If we allow very large sizes, a program could probably DoS the kernel by allocating a moderately-large block of memory and then spawning a bunch of threads that all cause the kernel to re-check that the same 1GB block of memory is zeroed. I haven't tried, but it seems like it's best to avoid the possibility altogether.
- }
- /* Copy the interoperable parts of the struct. */
- if (__copy_to_user(dst, src, size))
return -EFAULT;
I think I understand why you put this last instead of handling the buffer in the "natural" order. However, I'm wondering whether we should actually do this copy before checking that the extra kernel bytes are 0 - the user will still be told that there was some extra information via the -EFBIG/-E2BIG return, but maybe in some cases the part he understands is good enough. But I also guess we have to look to existing users to see whether that would prevent them from being converted to using this helper.
linux-api folks, WDYT?
Regarding the order, I just copied what sched and perf already do. I wouldn't mind doing it the other way around -- though I am a little cautious about implicitly making guarantees like that. The syscall that uses copy_struct_to_user() might not want to make that guarantee (it might not make sense for them), and there are some -E2BIG returns that won't result in data being copied (usize > PAGE_SIZE).

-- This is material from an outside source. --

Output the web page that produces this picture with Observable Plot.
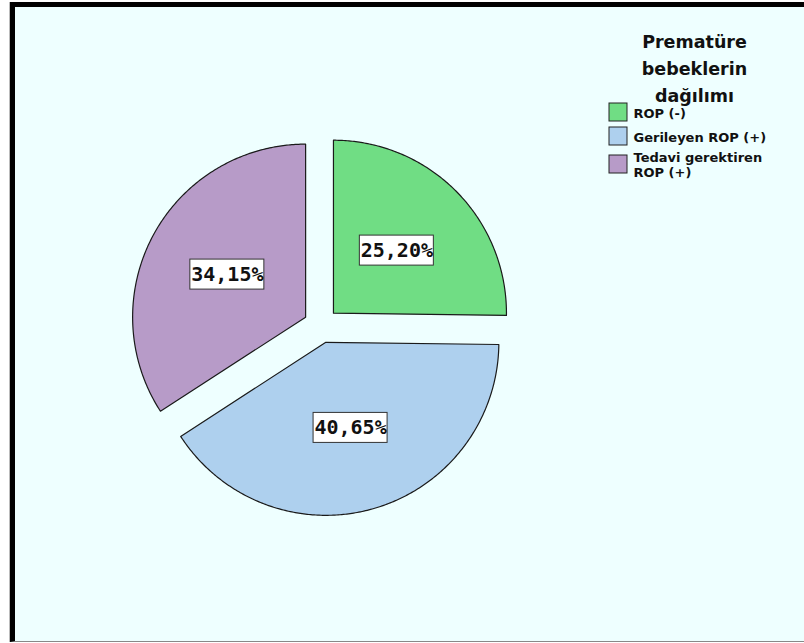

As for feedback, this is syscall-dependent at the moment. The sched and perf users explicitly return the size of the kernel structure (by overwriting uattr->size if -E2BIG is returned) for copies in either direction. So users arguably already have some kind of feedback about size issues. clone3() on the other hand doesn't do that (though it doesn't copy anything to user-space so this isn't relevant to this particular question).
Effectively, I'd like to see someone argue that this is something that they would personally want (before we do it).
I think the order you have right now is fine. I don't see the point of doing work first before we have verified that things are sane.